[Lines of data]
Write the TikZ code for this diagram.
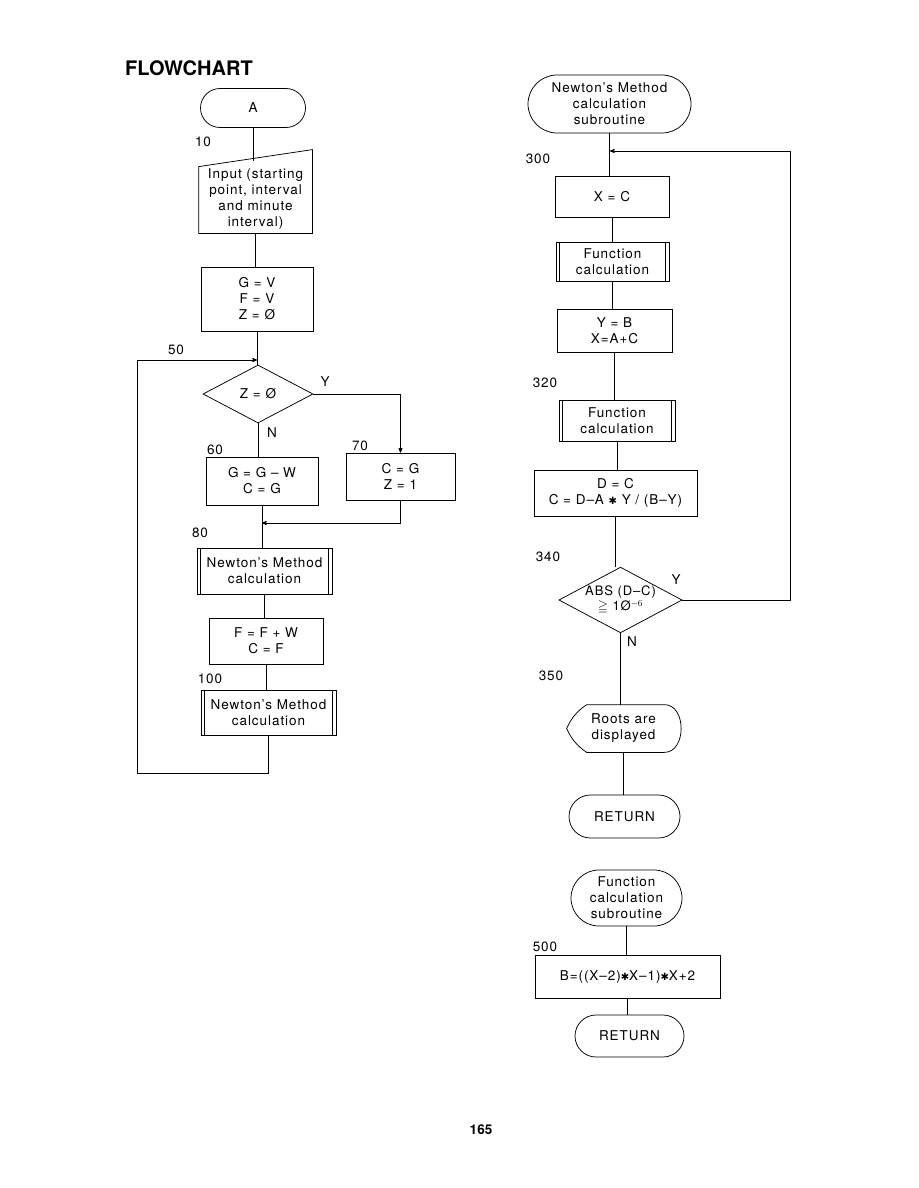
\documentclass[tikz,border=0pt]{standalone}
\usepackage{amsmath,amssymb}
\usepackage{fontspec}
\setmainfont[LetterSpace=7]{TeX Gyre Heros}
\newfontfamily\titlefont{TeX Gyre Heros}
\newfontfamily\symfont{DejaVu Sans}
\newcommand{\mulsign}{{\symfont\fontsize{10}{10}\selectfont ✱}}
\usetikzlibrary{arrows,shapes.geometric,shapes.misc}

\begin{document}
\begin{tikzpicture}[x=1pt,y=-1pt,>=stealth',line width=0.75pt,
  font=\fontsize{13.5}{16}\selectfont,
  term/.style={draw, rounded rectangle, align=center, inner sep=1pt},
  proc/.style={draw, rectangle, align=center, inner sep=1pt},
  predef/.style={draw, rectangle, align=center, inner sep=1pt},
  dec/.style={draw, diamond, align=center, inner sep=0pt},
  lbl/.style={inner sep=0pt}]
\useasboundingbox (0,0) rectangle (918,1188);

\node[lbl] (title) at (189,68) {\titlefont\fontsize{20}{24}\selectfont\bfseries FLOWCHART};

% main routine
\node[term, minimum width=107pt, minimum height=39pt] (A) at (253,108) {A};
\node[lbl] (l10) at (203,142) {10};
\node[inner sep=0pt, minimum width=113pt, minimum height=94pt, align=center] (inp) at (255.5,199) {Input (starting\\point, interval\\and minute\\interval)};
\draw ([yshift=-15pt]inp.north west) -- ([yshift=2pt]inp.north east) -- ([yshift=13pt]inp.south east) -- ([yshift=13pt]inp.south west) -- cycle;
\node[proc, minimum width=112pt, minimum height=64pt] (gfz) at (257,299) {G = V\\F = V\\Z = Ø};

\node[lbl] (l50) at (176,350) {50};
\coordinate (j50) at (257,360);
\node[dec, aspect=1.9, minimum width=110pt, minimum height=58pt] (d1) at (258,394) {Z = Ø};
\node[lbl] (y1) at (325,382) {Y};
\node[lbl] (n1) at (272,433) {N};

\node[lbl] (l60) at (215,450) {60};
\node[proc, minimum width=112pt, minimum height=48pt] (b60) at (262,481) {G = G -- W\\C = G};
\node[lbl] (l70) at (360,446) {70};
\node[proc, minimum width=109pt, minimum height=47pt] (b70) at (400.5,476.5) {C = G\\Z = 1};

\node[lbl] (l80) at (200,533) {80};
\coordinate (j80) at (262,523);
\node[predef, minimum width=135pt, minimum height=46pt] (nm1) at (264.5,571) {Newton's Method\\calculation};
\node[proc, minimum width=114pt, minimum height=46pt] (fb) at (266,641) {F = F + W\\C = F};
\node[lbl] (l100) at (210,679) {100};
\node[predef, minimum width=135pt, minimum height=45pt] (nm2) at (268.5,712.5) {Newton's Method\\calculation};
\coordinate (lp1) at (137,773);

\draw (A.south) -- ([yshift=-9pt]A.south |- inp.north);
\draw ([yshift=13pt]inp.south) -- (inp.south |- gfz.north);
\draw (gfz.south) -- (gfz.south |- d1.north);
\draw[->] (d1.east) -| (b70.north);
\draw (d1.south) -- (d1.south |- b60.north);
\draw[->] (b70.south) |- (j80);
\draw (b60.south) -- (b60.south |- nm1.north);
\draw (nm1.south) -- (nm1.south |- fb.north);
\draw (fb.south) -- (fb.south |- nm2.north);
\draw[->] (nm2.south) |- (lp1) |- (j50);

% Newton's method subroutine
\node[term, minimum width=165pt, minimum height=58pt] (sub1) at (609.5,104) {Newton's Method\\calculation\\subroutine};
\node[lbl] (l300) at (538,159) {300};
\coordinate (j300) at (610,151);
\node[proc, minimum width=114pt, minimum height=41pt] (xc) at (612,196.5) {X = C};
\node[predef, minimum width=113pt, minimum height=39pt] (fc1) at (612.5,261.5) {Function\\calculation};
\node[proc, minimum width=115pt, minimum height=43pt] (yb) at (614.5,330.5) {Y = B\\X=A+C};
\node[lbl] (l320) at (545,383) {320};
\node[predef, minimum width=116pt, minimum height=41pt] (fc2) at (617,420.5) {Function\\calculation};
\node[proc, minimum width=163pt, minimum height=46pt] (dc) at (615.5,493) {D = C\\C = D--A \mulsign{} Y / (B--Y)};
\node[lbl] (l340) at (548,557) {340};
\node[dec, aspect=1.875, minimum width=120pt, minimum height=64pt, font=\fontsize{13}{15}\selectfont] (d2) at (620.5,600) {ABS (D--C)\\$\geqq$ 1Ø$^{-6}$};
\node[lbl] (y2) at (676,580) {Y};
\node[lbl] (n2) at (632,642) {N};
\coordinate (lp2) at (790,600);
\node[lbl] (l350) at (551,676) {350};
\node[inner sep=0pt, minimum width=113pt, minimum height=47pt, align=center] (disp) at (623.5,728.5) {Roots are\\displayed};
\draw (disp.west) to[bend left=15] ([xshift=20pt]disp.north west) -- ([xshift=-16pt]disp.north east)
  to[out=0,in=0,looseness=1.2] ([xshift=-16pt]disp.south east) -- ([xshift=20pt]disp.south west)
  to[bend left=15] (disp.west) -- cycle;
\node[term, minimum width=113pt, minimum height=43pt] (ret1) at (624.5,816.5) {RETURN};

\draw (sub1.south) -- (sub1.south |- xc.north);
\draw (xc.south) -- (xc.south |- fc1.north);
\draw (fc1.south) -- (fc1.south |- yb.north);
\draw (yb.south) -- (yb.south |- fc2.north);
\draw (fc2.south) -- (fc2.south |- dc.north);
\draw (dc.south) -- (dc.south |- d2.north);
\draw[->] (d2.east) -- (lp2) |- (j300);
\draw (d2.south) -- (d2.south |- disp.north);
\draw (disp.south) -- (disp.south |- ret1.north);

% function subroutine
\node[term, minimum width=113pt, minimum height=56pt] (sub2) at (626.5,898) {Function\\calculation\\subroutine};
\node[lbl] (l500) at (545,947) {500};
\node[proc, minimum width=185pt, minimum height=43pt] (bb) at (627.5,976.5) {B=((X--2)\mulsign{}X--1)\mulsign{}X+2};
\node[term, minimum width=111pt, minimum height=42pt] (ret2) at (629.5,1036) {RETURN};
\draw (sub2.south) -- (sub2.south |- bb.north);
\draw (bb.south) -- (bb.south |- ret2.north);

% double sides of the predefined boxes
\foreach \n in {nm1,nm2,fc1,fc2} {
  \draw ([xshift=4pt]\n.north west) -- ([xshift=4pt]\n.south west);
  \draw ([xshift=-4pt]\n.north east) -- ([xshift=-4pt]\n.south east);
}

\node[lbl] (page) at (481,1130) {\titlefont\bfseries 165};
\end{tikzpicture}
\end{document}
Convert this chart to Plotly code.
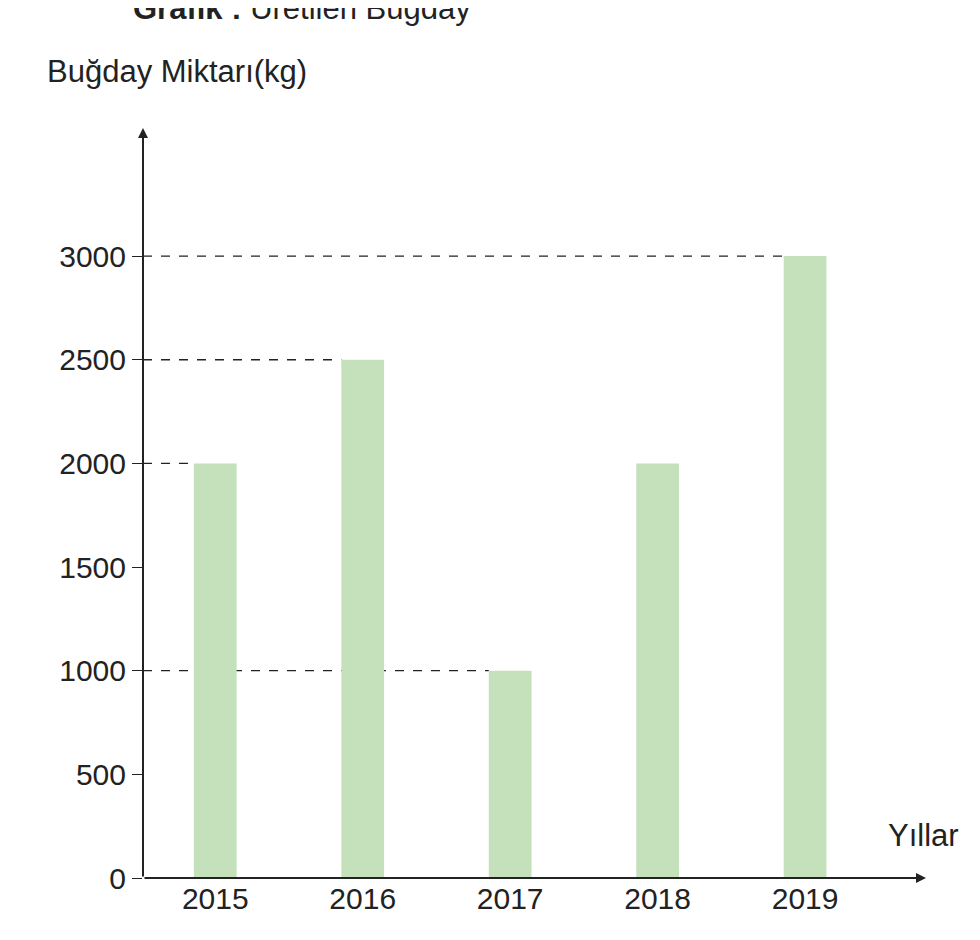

Exercise brief:
Copy each line of the records precisely and drop any images they hold.

Exercise answer:
Write the TikZ code for this diagram.
\documentclass[tikz,border=0pt]{standalone}
\usepackage{amsmath,amssymb}
\usepackage{fontspec}
\setmainfont[LetterSpace=7]{TeX Gyre Heros}
\newfontfamily\titlefont{TeX Gyre Heros}
\newfontfamily\symfont{DejaVu Sans}
\newcommand{\mulsign}{{\symfont\fontsize{10}{10}\selectfont ✱}}
\usetikzlibrary{arrows,shapes.geometric,shapes.misc}

\begin{document}
\begin{tikzpicture}[x=1pt,y=-1pt,>=stealth',line width=0.75pt,
  font=\fontsize{13.5}{16}\selectfont,
  term/.style={draw, rounded rectangle, align=center, inner sep=1pt},
  proc/.style={draw, rectangle, align=center, inner sep=1pt},
  predef/.style={draw, rectangle, align=center, inner sep=1pt},
  dec/.style={draw, diamond, align=center, inner sep=0pt},
  lbl/.style={inner sep=0pt}]
\useasboundingbox (0,0) rectangle (918,1188);

\node[lbl] (title) at (189,68) {\titlefont\fontsize{20}{24}\selectfont\bfseries FLOWCHART};

% main routine
\node[term, minimum width=107pt, minimum height=39pt] (A) at (253,108) {A};
\node[lbl] (l10) at (203,142) {10};
\node[inner sep=0pt, minimum width=113pt, minimum height=94pt, align=center] (inp) at (255.5,199) {Input (starting\\point, interval\\and minute\\interval)};
\draw ([yshift=-15pt]inp.north west) -- ([yshift=2pt]inp.north east) -- ([yshift=13pt]inp.south east) -- ([yshift=13pt]inp.south west) -- cycle;
\node[proc, minimum width=112pt, minimum height=64pt] (gfz) at (257,299) {G = V\\F = V\\Z = Ø};

\node[lbl] (l50) at (176,350) {50};
\coordinate (j50) at (257,360);
\node[dec, aspect=1.9, minimum width=110pt, minimum height=58pt] (d1) at (258,394) {Z = Ø};
\node[lbl] (y1) at (325,382) {Y};
\node[lbl] (n1) at (272,433) {N};

\node[lbl] (l60) at (215,450) {60};
\node[proc, minimum width=112pt, minimum height=48pt] (b60) at (262,481) {G = G -- W\\C = G};
\node[lbl] (l70) at (360,446) {70};
\node[proc, minimum width=109pt, minimum height=47pt] (b70) at (400.5,476.5) {C = G\\Z = 1};

\node[lbl] (l80) at (200,533) {80};
\coordinate (j80) at (262,523);
\node[predef, minimum width=135pt, minimum height=46pt] (nm1) at (264.5,571) {Newton's Method\\calculation};
\node[proc, minimum width=114pt, minimum height=46pt] (fb) at (266,641) {F = F + W\\C = F};
\node[lbl] (l100) at (210,679) {100};
\node[predef, minimum width=135pt, minimum height=45pt] (nm2) at (268.5,712.5) {Newton's Method\\calculation};
\coordinate (lp1) at (137,773);

\draw (A.south) -- ([yshift=-9pt]A.south |- inp.north);
\draw ([yshift=13pt]inp.south) -- (inp.south |- gfz.north);
\draw (gfz.south) -- (gfz.south |- d1.north);
\draw[->] (d1.east) -| (b70.north);
\draw (d1.south) -- (d1.south |- b60.north);
\draw[->] (b70.south) |- (j80);
\draw (b60.south) -- (b60.south |- nm1.north);
\draw (nm1.south) -- (nm1.south |- fb.north);
\draw (fb.south) -- (fb.south |- nm2.north);
\draw[->] (nm2.south) |- (lp1) |- (j50);

% Newton's method subroutine
\node[term, minimum width=165pt, minimum height=58pt] (sub1) at (609.5,104) {Newton's Method\\calculation\\subroutine};
\node[lbl] (l300) at (538,159) {300};
\coordinate (j300) at (610,151);
\node[proc, minimum width=114pt, minimum height=41pt] (xc) at (612,196.5) {X = C};
\node[predef, minimum width=113pt, minimum height=39pt] (fc1) at (612.5,261.5) {Function\\calculation};
\node[proc, minimum width=115pt, minimum height=43pt] (yb) at (614.5,330.5) {Y = B\\X=A+C};
\node[lbl] (l320) at (545,383) {320};
\node[predef, minimum width=116pt, minimum height=41pt] (fc2) at (617,420.5) {Function\\calculation};
\node[proc, minimum width=163pt, minimum height=46pt] (dc) at (615.5,493) {D = C\\C = D--A \mulsign{} Y / (B--Y)};
\node[lbl] (l340) at (548,557) {340};
\node[dec, aspect=1.875, minimum width=120pt, minimum height=64pt, font=\fontsize{13}{15}\selectfont] (d2) at (620.5,600) {ABS (D--C)\\$\geqq$ 1Ø$^{-6}$};
\node[lbl] (y2) at (676,580) {Y};
\node[lbl] (n2) at (632,642) {N};
\coordinate (lp2) at (790,600);
\node[lbl] (l350) at (551,676) {350};
\node[inner sep=0pt, minimum width=113pt, minimum height=47pt, align=center] (disp) at (623.5,728.5) {Roots are\\displayed};
\draw (disp.west) to[bend left=15] ([xshift=20pt]disp.north west) -- ([xshift=-16pt]disp.north east)
  to[out=0,in=0,looseness=1.2] ([xshift=-16pt]disp.south east) -- ([xshift=20pt]disp.south west)
  to[bend left=15] (disp.west) -- cycle;
\node[term, minimum width=113pt, minimum height=43pt] (ret1) at (624.5,816.5) {RETURN};

\draw (sub1.south) -- (sub1.south |- xc.north);
\draw (xc.south) -- (xc.south |- fc1.north);
\draw (fc1.south) -- (fc1.south |- yb.north);
\draw (yb.south) -- (yb.south |- fc2.north);
\draw (fc2.south) -- (fc2.south |- dc.north);
\draw (dc.south) -- (dc.south |- d2.north);
\draw[->] (d2.east) -- (lp2) |- (j300);
\draw (d2.south) -- (d2.south |- disp.north);
\draw (disp.south) -- (disp.south |- ret1.north);

% function subroutine
\node[term, minimum width=113pt, minimum height=56pt] (sub2) at (626.5,898) {Function\\calculation\\subroutine};
\node[lbl] (l500) at (545,947) {500};
\node[proc, minimum width=185pt, minimum height=43pt] (bb) at (627.5,976.5) {B=((X--2)\mulsign{}X--1)\mulsign{}X+2};
\node[term, minimum width=111pt, minimum height=42pt] (ret2) at (629.5,1036) {RETURN};
\draw (sub2.south) -- (sub2.south |- bb.north);
\draw (bb.south) -- (bb.south |- ret2.north);

% double sides of the predefined boxes
\foreach \n in {nm1,nm2,fc1,fc2} {
  \draw ([xshift=4pt]\n.north west) -- ([xshift=4pt]\n.south west);
  \draw ([xshift=-4pt]\n.north east) -- ([xshift=-4pt]\n.south east);
}

\node[lbl] (page) at (481,1130) {\titlefont\bfseries 165};
\end{tikzpicture}
\end{document}
Convert this chart to Plotly code.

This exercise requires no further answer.